[Charts and diagrams as code]
_ _ _

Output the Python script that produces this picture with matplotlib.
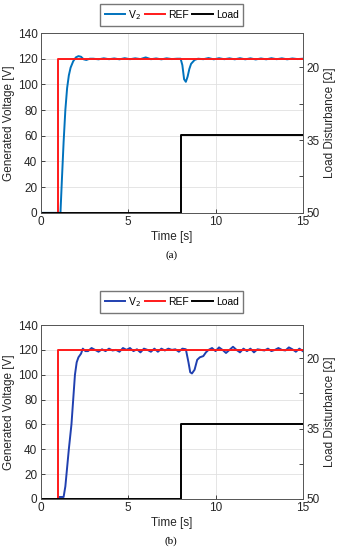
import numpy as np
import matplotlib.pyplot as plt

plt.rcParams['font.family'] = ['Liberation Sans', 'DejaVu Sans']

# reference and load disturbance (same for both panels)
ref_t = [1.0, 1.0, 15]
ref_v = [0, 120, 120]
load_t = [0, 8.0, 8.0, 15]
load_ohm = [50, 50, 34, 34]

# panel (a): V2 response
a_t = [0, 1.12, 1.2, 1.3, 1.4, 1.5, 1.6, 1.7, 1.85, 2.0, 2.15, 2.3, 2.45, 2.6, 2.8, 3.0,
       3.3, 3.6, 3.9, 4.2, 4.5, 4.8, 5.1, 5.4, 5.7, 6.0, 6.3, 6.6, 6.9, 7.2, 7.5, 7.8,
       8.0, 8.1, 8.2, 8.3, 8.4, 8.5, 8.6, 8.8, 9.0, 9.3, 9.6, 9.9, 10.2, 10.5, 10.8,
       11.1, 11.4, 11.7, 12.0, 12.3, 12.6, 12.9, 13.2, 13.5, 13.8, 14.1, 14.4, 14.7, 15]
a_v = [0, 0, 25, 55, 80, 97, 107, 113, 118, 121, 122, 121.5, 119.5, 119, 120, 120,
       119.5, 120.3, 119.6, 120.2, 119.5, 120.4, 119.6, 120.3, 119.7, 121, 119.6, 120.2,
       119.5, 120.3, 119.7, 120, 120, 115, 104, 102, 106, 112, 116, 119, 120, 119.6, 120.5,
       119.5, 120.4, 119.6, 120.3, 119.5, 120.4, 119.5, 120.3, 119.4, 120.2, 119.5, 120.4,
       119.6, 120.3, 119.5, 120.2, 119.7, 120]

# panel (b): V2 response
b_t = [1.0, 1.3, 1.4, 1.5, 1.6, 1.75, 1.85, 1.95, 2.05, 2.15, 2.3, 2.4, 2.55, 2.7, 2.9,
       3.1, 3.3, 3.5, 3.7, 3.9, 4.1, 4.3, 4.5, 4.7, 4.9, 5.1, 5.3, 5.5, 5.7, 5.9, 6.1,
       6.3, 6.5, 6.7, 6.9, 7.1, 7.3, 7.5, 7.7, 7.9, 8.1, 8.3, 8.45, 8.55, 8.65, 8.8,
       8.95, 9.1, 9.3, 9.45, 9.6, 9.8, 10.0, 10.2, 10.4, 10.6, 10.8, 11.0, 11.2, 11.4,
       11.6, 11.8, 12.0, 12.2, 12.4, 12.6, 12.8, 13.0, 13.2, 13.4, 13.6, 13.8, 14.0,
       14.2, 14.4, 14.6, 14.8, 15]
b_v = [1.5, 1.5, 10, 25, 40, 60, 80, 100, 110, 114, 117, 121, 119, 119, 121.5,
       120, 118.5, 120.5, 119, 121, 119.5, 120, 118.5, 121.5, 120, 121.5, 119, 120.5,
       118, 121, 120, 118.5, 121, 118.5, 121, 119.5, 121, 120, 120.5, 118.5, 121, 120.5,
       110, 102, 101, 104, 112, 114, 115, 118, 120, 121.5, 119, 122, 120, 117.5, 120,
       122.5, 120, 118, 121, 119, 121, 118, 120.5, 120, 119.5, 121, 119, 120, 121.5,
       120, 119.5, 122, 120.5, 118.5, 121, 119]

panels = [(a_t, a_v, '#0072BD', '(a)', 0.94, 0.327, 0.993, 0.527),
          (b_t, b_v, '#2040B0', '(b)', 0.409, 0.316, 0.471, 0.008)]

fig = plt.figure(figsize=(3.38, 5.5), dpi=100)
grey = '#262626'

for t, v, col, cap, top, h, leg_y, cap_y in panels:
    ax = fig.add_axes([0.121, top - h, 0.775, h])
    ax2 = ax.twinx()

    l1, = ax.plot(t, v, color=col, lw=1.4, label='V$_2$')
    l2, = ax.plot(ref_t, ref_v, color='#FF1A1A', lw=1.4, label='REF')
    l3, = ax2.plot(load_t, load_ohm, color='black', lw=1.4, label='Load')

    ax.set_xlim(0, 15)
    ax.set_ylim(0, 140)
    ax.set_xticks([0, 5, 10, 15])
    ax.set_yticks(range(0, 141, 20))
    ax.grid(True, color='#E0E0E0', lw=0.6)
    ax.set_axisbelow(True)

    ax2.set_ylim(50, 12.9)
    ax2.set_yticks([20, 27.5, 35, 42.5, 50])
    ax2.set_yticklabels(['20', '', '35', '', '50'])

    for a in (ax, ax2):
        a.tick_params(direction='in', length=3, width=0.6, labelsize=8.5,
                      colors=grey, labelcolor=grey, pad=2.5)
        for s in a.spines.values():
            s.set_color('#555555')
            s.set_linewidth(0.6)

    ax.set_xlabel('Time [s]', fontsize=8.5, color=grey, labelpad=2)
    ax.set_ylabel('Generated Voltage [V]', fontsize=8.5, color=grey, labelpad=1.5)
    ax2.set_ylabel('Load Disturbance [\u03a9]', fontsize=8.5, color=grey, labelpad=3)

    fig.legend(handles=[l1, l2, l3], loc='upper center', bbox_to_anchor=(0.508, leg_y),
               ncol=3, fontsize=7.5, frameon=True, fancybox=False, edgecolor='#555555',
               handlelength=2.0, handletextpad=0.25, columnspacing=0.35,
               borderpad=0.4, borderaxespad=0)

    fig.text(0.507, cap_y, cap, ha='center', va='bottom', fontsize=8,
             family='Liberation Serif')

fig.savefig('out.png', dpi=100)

_ _ _

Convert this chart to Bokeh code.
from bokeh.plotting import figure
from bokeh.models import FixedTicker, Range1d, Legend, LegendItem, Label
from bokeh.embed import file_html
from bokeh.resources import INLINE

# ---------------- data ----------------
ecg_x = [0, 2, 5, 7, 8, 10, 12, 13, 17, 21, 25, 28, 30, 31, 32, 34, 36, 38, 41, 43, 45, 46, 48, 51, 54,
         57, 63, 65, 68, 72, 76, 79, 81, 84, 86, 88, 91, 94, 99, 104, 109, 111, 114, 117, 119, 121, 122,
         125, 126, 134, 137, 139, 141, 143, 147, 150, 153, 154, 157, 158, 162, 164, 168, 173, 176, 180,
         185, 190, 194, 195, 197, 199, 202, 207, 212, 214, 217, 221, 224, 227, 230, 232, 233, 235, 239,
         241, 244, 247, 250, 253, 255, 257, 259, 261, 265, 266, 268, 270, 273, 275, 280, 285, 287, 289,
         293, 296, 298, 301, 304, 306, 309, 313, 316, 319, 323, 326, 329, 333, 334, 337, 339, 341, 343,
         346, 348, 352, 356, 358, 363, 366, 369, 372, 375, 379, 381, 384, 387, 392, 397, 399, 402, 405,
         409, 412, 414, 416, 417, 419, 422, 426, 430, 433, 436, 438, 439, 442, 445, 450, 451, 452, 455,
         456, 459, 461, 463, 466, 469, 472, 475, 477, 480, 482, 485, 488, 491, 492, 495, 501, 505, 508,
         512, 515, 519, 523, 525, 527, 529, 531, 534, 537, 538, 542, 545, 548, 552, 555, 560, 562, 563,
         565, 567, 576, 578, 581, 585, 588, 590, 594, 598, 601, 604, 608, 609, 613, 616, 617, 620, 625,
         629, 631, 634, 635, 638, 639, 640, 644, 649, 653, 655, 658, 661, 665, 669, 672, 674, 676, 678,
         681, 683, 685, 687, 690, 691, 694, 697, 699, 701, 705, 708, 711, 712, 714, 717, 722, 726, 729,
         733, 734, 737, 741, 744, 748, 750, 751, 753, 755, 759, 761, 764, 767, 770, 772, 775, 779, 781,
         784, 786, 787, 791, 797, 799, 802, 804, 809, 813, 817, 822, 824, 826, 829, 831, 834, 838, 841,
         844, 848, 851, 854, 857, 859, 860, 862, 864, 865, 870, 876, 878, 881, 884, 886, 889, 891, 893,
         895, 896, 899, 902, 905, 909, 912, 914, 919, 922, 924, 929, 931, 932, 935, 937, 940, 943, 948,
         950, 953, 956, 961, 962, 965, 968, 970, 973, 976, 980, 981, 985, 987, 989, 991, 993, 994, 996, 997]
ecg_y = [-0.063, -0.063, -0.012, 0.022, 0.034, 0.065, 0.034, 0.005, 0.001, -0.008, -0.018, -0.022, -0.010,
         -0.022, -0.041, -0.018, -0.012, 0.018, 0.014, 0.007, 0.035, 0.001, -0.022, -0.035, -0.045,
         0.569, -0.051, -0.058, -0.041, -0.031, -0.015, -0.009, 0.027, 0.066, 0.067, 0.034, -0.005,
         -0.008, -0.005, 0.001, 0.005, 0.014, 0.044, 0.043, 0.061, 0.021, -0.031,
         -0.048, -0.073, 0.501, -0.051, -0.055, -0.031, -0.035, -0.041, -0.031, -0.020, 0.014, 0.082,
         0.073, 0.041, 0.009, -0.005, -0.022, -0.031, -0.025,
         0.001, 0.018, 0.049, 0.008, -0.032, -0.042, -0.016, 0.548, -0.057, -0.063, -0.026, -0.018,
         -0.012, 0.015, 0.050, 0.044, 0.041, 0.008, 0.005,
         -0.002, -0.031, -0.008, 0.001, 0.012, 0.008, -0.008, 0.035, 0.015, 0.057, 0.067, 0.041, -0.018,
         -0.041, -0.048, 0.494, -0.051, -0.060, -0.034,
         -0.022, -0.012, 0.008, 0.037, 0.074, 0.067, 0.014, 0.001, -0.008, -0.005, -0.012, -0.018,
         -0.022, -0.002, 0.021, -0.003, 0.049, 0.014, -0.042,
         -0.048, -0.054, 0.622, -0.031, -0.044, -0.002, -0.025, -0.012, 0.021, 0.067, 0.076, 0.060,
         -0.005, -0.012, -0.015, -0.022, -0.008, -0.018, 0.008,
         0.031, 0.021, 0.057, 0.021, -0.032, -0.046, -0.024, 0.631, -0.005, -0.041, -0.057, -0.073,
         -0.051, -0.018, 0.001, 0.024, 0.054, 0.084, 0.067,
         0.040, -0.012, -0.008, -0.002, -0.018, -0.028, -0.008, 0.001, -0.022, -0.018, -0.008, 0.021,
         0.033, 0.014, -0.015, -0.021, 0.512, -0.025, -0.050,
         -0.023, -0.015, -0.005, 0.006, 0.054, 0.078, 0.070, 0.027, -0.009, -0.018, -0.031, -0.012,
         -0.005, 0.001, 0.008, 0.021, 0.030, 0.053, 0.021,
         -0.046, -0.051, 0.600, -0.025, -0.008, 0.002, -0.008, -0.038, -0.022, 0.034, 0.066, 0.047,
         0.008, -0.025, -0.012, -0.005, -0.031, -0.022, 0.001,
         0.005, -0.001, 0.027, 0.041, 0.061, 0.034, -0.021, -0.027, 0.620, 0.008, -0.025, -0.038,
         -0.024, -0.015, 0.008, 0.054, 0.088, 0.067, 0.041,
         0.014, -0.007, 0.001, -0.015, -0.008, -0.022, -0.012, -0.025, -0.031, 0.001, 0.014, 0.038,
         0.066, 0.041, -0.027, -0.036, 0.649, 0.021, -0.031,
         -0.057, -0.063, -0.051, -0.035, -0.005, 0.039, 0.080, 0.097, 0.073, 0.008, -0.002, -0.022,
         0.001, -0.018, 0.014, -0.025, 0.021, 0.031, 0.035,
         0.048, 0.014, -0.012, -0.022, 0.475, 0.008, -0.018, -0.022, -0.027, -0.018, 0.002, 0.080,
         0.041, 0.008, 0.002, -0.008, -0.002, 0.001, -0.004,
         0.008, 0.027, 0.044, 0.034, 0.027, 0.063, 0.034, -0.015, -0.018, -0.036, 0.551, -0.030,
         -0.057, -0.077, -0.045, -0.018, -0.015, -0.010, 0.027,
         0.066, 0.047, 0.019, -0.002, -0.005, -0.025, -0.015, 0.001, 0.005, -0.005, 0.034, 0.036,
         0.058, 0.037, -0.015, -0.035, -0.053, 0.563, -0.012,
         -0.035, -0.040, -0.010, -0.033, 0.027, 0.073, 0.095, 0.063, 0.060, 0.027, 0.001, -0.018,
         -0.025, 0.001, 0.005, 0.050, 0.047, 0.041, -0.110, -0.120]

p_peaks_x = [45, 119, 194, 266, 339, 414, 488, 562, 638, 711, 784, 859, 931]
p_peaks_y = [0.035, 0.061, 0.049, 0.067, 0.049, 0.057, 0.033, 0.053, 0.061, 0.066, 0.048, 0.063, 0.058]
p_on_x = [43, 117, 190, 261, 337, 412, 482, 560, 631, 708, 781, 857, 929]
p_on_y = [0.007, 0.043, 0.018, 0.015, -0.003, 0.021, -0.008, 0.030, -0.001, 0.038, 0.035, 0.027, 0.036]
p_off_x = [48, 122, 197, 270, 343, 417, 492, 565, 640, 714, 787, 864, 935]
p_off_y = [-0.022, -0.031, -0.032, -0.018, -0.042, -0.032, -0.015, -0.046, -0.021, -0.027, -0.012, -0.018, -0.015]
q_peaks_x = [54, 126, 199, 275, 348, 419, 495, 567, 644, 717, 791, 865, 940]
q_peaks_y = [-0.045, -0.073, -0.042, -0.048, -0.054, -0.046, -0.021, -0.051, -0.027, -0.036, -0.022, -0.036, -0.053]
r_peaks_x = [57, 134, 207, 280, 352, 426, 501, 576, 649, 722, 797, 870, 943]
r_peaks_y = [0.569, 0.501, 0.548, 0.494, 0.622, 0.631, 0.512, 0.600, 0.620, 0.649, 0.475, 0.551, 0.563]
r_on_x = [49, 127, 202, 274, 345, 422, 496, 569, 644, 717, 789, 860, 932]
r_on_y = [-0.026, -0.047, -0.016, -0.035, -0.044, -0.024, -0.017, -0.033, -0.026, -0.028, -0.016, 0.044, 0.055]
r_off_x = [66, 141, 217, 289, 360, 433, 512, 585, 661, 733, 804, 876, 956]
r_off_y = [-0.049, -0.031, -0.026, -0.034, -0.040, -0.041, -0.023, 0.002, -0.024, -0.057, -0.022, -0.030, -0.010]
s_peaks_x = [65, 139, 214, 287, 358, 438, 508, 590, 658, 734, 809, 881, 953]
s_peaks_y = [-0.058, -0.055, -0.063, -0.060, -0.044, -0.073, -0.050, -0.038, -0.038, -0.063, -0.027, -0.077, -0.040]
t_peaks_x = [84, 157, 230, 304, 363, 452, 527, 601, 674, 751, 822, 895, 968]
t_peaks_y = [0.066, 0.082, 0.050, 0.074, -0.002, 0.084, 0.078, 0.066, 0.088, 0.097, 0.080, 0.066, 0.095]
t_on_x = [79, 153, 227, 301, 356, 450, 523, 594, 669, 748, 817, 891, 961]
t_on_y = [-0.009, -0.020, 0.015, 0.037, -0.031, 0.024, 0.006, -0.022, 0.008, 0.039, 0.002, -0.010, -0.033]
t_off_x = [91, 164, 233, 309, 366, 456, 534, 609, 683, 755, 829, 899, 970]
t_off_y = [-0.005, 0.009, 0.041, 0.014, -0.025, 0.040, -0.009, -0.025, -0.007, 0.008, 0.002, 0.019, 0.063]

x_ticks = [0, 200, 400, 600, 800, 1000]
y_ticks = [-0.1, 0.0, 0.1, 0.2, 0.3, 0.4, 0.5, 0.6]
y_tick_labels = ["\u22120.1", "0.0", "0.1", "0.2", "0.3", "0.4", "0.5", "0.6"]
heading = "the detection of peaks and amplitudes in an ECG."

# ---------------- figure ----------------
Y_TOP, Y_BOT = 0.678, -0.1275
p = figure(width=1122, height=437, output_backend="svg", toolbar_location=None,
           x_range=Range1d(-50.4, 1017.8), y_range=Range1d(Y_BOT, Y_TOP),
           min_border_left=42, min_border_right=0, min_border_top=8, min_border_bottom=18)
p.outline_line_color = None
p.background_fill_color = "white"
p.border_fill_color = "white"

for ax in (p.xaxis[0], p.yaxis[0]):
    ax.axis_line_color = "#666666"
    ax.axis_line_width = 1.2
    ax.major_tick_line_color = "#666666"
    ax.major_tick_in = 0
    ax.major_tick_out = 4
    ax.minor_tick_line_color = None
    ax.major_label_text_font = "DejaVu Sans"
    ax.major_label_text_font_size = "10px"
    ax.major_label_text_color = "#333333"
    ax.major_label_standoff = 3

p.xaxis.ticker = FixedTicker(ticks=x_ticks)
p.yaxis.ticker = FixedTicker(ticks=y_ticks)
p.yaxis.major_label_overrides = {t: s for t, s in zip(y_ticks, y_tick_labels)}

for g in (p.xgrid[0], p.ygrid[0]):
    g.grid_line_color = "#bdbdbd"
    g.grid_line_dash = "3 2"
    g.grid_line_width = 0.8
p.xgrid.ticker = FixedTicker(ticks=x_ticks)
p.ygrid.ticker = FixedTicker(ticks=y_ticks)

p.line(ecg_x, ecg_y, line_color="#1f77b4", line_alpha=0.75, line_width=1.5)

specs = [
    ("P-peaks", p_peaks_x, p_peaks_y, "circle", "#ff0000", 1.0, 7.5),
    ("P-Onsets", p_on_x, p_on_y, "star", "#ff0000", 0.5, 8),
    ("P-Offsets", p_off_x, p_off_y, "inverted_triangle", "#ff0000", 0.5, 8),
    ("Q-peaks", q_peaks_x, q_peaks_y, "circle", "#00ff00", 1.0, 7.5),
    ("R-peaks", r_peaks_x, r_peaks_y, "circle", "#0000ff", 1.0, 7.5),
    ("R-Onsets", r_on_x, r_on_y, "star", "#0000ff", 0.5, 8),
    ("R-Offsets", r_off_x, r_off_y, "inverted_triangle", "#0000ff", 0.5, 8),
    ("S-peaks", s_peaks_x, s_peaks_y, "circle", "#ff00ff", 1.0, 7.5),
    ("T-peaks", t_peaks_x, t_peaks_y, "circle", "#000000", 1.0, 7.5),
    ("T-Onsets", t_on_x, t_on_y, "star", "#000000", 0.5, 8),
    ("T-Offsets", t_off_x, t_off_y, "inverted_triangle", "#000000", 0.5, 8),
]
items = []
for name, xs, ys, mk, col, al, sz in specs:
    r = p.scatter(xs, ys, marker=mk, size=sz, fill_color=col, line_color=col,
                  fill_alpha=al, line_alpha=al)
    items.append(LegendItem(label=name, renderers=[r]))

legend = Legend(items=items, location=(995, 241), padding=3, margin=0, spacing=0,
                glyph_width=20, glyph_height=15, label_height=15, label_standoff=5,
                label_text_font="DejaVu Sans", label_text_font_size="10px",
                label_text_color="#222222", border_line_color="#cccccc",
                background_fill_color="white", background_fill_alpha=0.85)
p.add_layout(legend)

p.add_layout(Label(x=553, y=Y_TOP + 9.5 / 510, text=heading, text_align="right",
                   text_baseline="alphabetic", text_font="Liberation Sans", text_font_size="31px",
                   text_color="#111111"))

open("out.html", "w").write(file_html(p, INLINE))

_ _ _

→ **DIRECTIONS**
Extract exactly, and only, the lines from the one with "Output the Python" to the one with "load_ohm = [50, 50, 34, 34]", both ends counted. Leave the images behind.

→ **RESULT OF THE EXERCISE**
Output the Python script that produces this picture with matplotlib.
import numpy as np
import matplotlib.pyplot as plt

plt.rcParams['font.family'] = ['Liberation Sans', 'DejaVu Sans']

# reference and load disturbance (same for both panels)
ref_t = [1.0, 1.0, 15]
ref_v = [0, 120, 120]
load_t = [0, 8.0, 8.0, 15]
load_ohm = [50, 50, 34, 34]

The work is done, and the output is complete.